**COLLECTED DATA**
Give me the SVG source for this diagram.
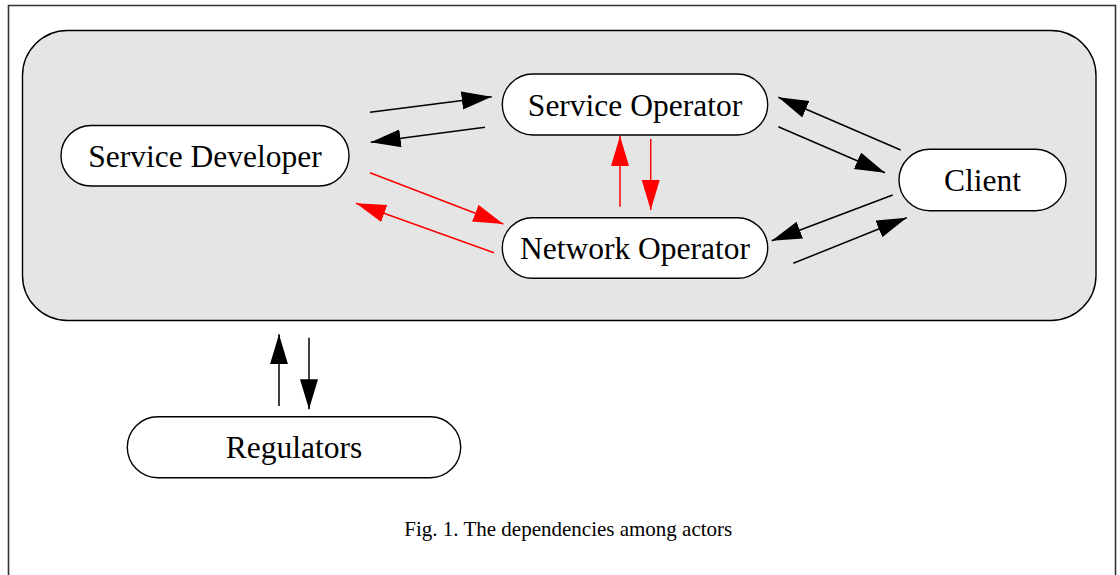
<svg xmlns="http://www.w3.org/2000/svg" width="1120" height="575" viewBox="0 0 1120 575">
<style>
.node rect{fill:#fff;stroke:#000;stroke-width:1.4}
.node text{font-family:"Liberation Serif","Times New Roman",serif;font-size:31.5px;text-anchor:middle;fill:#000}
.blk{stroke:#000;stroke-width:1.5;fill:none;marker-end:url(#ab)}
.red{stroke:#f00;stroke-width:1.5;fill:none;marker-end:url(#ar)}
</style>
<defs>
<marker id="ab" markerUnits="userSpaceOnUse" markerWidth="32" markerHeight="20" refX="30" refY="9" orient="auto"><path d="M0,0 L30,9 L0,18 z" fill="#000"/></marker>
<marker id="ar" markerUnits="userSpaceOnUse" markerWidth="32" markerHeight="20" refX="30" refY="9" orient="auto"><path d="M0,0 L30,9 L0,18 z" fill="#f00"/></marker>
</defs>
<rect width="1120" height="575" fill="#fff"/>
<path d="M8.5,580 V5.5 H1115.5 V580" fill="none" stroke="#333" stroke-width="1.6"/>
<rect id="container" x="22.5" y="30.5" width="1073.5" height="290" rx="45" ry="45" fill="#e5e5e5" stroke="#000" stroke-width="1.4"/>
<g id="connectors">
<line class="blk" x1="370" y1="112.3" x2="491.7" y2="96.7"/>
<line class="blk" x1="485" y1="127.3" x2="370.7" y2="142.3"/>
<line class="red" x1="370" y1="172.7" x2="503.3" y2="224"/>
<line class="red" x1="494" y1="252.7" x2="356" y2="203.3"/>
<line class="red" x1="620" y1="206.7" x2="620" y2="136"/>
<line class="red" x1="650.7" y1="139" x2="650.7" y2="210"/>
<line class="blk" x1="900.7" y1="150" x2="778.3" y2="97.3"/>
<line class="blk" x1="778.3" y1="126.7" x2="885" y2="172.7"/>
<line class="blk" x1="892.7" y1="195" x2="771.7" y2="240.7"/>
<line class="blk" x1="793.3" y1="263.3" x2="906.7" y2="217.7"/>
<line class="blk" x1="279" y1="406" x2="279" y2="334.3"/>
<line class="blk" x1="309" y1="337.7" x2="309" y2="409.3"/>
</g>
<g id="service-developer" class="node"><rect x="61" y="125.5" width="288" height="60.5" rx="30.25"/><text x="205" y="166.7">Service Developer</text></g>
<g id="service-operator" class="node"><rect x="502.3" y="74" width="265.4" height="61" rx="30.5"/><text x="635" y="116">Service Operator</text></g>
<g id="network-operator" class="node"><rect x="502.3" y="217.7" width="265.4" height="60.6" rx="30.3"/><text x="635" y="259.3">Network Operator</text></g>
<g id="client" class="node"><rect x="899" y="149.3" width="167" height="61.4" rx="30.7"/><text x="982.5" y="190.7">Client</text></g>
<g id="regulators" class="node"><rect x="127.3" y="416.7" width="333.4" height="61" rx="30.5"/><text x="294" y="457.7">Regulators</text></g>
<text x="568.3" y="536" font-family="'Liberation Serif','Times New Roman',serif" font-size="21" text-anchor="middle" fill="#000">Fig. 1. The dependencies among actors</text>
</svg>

**PROBLEM DESCRIPTION**
Write out the listing above exactly as it stands, pictures excluded.

**EXERCISE SOLUTION**
Give me the SVG source for this diagram.
<svg xmlns="http://www.w3.org/2000/svg" width="1120" height="575" viewBox="0 0 1120 575">
<style>
.node rect{fill:#fff;stroke:#000;stroke-width:1.4}
.node text{font-family:"Liberation Serif","Times New Roman",serif;font-size:31.5px;text-anchor:middle;fill:#000}
.blk{stroke:#000;stroke-width:1.5;fill:none;marker-end:url(#ab)}
.red{stroke:#f00;stroke-width:1.5;fill:none;marker-end:url(#ar)}
</style>
<defs>
<marker id="ab" markerUnits="userSpaceOnUse" markerWidth="32" markerHeight="20" refX="30" refY="9" orient="auto"><path d="M0,0 L30,9 L0,18 z" fill="#000"/></marker>
<marker id="ar" markerUnits="userSpaceOnUse" markerWidth="32" markerHeight="20" refX="30" refY="9" orient="auto"><path d="M0,0 L30,9 L0,18 z" fill="#f00"/></marker>
</defs>
<rect width="1120" height="575" fill="#fff"/>
<path d="M8.5,580 V5.5 H1115.5 V580" fill="none" stroke="#333" stroke-width="1.6"/>
<rect id="container" x="22.5" y="30.5" width="1073.5" height="290" rx="45" ry="45" fill="#e5e5e5" stroke="#000" stroke-width="1.4"/>
<g id="connectors">
<line class="blk" x1="370" y1="112.3" x2="491.7" y2="96.7"/>
<line class="blk" x1="485" y1="127.3" x2="370.7" y2="142.3"/>
<line class="red" x1="370" y1="172.7" x2="503.3" y2="224"/>
<line class="red" x1="494" y1="252.7" x2="356" y2="203.3"/>
<line class="red" x1="620" y1="206.7" x2="620" y2="136"/>
<line class="red" x1="650.7" y1="139" x2="650.7" y2="210"/>
<line class="blk" x1="900.7" y1="150" x2="778.3" y2="97.3"/>
<line class="blk" x1="778.3" y1="126.7" x2="885" y2="172.7"/>
<line class="blk" x1="892.7" y1="195" x2="771.7" y2="240.7"/>
<line class="blk" x1="793.3" y1="263.3" x2="906.7" y2="217.7"/>
<line class="blk" x1="279" y1="406" x2="279" y2="334.3"/>
<line class="blk" x1="309" y1="337.7" x2="309" y2="409.3"/>
</g>
<g id="service-developer" class="node"><rect x="61" y="125.5" width="288" height="60.5" rx="30.25"/><text x="205" y="166.7">Service Developer</text></g>
<g id="service-operator" class="node"><rect x="502.3" y="74" width="265.4" height="61" rx="30.5"/><text x="635" y="116">Service Operator</text></g>
<g id="network-operator" class="node"><rect x="502.3" y="217.7" width="265.4" height="60.6" rx="30.3"/><text x="635" y="259.3">Network Operator</text></g>
<g id="client" class="node"><rect x="899" y="149.3" width="167" height="61.4" rx="30.7"/><text x="982.5" y="190.7">Client</text></g>
<g id="regulators" class="node"><rect x="127.3" y="416.7" width="333.4" height="61" rx="30.5"/><text x="294" y="457.7">Regulators</text></g>
<text x="568.3" y="536" font-family="'Liberation Serif','Times New Roman',serif" font-size="21" text-anchor="middle" fill="#000">Fig. 1. The dependencies among actors</text>
</svg>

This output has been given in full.